GIVEN TASK: Everything from the first line down to the line containing "import * as" should be reproduced exactly; please include nothing else.

Dataset rows
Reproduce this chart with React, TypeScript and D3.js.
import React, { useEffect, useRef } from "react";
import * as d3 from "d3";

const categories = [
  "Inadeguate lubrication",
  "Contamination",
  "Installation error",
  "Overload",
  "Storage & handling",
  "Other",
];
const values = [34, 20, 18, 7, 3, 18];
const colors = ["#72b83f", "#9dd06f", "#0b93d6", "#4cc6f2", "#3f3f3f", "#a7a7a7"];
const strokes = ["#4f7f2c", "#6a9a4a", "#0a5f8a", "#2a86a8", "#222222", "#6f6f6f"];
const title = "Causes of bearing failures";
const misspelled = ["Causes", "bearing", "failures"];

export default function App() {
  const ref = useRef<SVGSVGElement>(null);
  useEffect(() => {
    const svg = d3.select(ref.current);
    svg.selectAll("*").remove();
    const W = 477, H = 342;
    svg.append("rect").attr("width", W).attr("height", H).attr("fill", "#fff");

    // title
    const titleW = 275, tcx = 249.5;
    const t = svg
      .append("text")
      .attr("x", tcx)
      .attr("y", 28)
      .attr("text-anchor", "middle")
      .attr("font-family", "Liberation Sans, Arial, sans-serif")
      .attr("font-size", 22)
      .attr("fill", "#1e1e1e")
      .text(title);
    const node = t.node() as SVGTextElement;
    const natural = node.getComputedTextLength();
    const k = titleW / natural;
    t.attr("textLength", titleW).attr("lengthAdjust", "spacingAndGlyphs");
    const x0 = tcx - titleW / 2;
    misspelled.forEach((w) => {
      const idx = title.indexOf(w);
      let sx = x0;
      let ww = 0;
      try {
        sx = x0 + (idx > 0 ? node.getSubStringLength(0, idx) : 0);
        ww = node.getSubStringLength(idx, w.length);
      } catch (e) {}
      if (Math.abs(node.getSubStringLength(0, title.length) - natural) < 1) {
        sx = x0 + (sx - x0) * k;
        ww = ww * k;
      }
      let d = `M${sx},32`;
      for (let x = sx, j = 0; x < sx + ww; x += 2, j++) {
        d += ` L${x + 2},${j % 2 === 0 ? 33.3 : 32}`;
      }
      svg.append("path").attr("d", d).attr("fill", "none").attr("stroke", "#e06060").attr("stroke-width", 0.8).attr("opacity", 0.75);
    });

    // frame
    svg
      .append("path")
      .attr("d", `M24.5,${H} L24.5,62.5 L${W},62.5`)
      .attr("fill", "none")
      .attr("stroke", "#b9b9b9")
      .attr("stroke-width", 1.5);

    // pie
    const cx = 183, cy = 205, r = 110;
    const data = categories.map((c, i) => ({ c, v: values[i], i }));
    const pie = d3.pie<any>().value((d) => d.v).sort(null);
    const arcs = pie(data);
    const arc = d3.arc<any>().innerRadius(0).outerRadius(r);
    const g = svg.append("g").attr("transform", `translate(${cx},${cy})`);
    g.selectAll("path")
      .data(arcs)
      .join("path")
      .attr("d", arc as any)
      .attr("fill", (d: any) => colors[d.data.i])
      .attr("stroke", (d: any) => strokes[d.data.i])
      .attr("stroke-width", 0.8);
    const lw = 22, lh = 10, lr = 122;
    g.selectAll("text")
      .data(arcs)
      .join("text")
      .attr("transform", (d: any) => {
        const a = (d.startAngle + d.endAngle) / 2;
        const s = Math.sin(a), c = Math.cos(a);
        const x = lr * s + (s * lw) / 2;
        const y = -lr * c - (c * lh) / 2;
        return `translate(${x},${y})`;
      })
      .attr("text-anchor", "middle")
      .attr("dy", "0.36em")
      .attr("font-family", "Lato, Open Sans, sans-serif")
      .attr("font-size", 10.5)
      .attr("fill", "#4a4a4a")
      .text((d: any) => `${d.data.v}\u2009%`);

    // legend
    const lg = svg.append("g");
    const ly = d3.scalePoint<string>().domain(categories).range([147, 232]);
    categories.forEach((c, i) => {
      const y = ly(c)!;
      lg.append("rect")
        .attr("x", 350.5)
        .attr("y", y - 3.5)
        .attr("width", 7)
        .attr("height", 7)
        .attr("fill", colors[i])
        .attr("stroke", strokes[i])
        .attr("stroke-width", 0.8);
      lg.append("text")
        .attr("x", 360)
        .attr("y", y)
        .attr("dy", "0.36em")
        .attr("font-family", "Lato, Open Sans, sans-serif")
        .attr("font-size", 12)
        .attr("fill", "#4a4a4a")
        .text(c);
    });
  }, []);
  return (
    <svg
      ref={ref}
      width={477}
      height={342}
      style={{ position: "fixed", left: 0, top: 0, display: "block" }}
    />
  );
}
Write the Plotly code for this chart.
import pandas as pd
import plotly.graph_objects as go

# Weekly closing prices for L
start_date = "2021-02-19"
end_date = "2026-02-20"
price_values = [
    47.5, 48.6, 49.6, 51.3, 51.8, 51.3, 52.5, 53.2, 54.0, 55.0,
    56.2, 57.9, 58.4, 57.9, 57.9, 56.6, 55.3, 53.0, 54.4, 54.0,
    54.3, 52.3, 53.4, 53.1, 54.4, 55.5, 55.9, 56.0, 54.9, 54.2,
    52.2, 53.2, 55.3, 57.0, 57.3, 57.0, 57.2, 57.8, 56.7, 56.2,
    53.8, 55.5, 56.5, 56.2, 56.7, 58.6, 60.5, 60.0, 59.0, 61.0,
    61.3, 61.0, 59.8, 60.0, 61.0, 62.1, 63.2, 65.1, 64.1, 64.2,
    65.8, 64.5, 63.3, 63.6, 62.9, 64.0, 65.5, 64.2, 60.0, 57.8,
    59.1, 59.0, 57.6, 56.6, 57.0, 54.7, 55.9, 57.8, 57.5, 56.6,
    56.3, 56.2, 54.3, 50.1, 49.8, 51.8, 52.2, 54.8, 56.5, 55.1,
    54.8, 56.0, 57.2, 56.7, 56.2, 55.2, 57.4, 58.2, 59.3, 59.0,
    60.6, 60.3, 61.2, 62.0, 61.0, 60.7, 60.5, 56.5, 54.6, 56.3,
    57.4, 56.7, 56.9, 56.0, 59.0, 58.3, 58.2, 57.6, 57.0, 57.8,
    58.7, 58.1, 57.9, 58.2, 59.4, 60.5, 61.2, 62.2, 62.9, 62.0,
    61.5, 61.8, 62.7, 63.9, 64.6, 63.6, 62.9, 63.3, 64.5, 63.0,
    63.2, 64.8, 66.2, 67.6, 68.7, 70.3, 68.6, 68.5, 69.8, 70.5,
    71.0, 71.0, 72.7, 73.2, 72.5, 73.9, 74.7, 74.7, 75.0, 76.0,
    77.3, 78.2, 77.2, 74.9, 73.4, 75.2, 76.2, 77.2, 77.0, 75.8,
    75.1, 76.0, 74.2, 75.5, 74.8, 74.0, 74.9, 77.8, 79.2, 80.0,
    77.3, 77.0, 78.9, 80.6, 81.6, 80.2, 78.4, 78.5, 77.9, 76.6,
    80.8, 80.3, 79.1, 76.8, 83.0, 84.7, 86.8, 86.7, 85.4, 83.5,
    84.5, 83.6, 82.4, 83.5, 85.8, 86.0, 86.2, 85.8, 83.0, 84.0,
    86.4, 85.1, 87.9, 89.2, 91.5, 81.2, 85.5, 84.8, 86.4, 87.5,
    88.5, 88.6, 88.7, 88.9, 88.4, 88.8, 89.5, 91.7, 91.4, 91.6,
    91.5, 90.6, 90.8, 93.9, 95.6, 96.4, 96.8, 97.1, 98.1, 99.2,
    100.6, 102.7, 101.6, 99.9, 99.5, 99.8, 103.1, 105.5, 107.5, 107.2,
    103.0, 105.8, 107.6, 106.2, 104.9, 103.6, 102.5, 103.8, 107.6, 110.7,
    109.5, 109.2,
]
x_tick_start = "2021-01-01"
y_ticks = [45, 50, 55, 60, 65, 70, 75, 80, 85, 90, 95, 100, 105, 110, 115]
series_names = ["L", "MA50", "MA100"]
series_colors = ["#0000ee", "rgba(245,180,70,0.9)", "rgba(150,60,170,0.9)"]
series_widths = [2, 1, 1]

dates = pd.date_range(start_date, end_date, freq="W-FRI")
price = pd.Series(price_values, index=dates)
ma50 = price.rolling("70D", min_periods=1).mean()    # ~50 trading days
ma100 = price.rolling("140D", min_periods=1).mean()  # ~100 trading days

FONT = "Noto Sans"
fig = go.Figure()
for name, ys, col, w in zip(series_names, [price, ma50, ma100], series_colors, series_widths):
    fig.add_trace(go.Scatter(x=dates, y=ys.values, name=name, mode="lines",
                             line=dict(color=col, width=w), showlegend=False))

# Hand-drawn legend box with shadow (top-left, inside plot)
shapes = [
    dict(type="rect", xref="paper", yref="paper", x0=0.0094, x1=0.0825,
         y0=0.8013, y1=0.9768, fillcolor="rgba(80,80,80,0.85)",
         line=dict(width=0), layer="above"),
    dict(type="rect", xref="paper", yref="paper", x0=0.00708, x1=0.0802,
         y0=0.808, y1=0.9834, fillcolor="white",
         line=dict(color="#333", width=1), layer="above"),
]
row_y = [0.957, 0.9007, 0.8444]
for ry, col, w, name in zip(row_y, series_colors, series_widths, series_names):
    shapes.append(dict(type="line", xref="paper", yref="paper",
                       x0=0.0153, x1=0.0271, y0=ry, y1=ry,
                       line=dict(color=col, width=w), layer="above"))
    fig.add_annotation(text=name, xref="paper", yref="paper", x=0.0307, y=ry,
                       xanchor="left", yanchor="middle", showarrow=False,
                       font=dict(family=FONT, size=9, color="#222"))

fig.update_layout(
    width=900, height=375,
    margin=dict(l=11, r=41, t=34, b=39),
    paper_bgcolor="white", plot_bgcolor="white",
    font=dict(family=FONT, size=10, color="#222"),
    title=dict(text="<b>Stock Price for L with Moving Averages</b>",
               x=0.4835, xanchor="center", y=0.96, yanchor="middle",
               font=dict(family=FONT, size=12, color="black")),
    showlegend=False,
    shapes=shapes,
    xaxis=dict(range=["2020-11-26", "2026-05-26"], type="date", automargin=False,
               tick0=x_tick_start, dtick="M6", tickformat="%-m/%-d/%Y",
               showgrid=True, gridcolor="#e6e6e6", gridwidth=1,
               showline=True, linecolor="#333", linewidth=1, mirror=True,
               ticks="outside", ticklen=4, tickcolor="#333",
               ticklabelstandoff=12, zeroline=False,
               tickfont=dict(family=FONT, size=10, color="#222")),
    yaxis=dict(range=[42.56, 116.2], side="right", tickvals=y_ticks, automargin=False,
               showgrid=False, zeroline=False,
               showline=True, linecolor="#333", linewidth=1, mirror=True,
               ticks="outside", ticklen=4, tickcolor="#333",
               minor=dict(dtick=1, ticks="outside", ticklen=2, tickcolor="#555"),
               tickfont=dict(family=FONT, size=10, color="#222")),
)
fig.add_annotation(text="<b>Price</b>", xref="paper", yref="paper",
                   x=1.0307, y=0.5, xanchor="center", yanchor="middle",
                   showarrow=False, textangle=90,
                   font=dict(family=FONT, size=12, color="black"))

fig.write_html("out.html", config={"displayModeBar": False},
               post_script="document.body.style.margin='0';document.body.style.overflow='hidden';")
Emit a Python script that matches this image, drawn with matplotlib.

RESPONSE TO THE TASK:
Reproduce this chart with React, TypeScript and D3.js.
import React, { useEffect, useRef } from "react";
import * as d3 from "d3";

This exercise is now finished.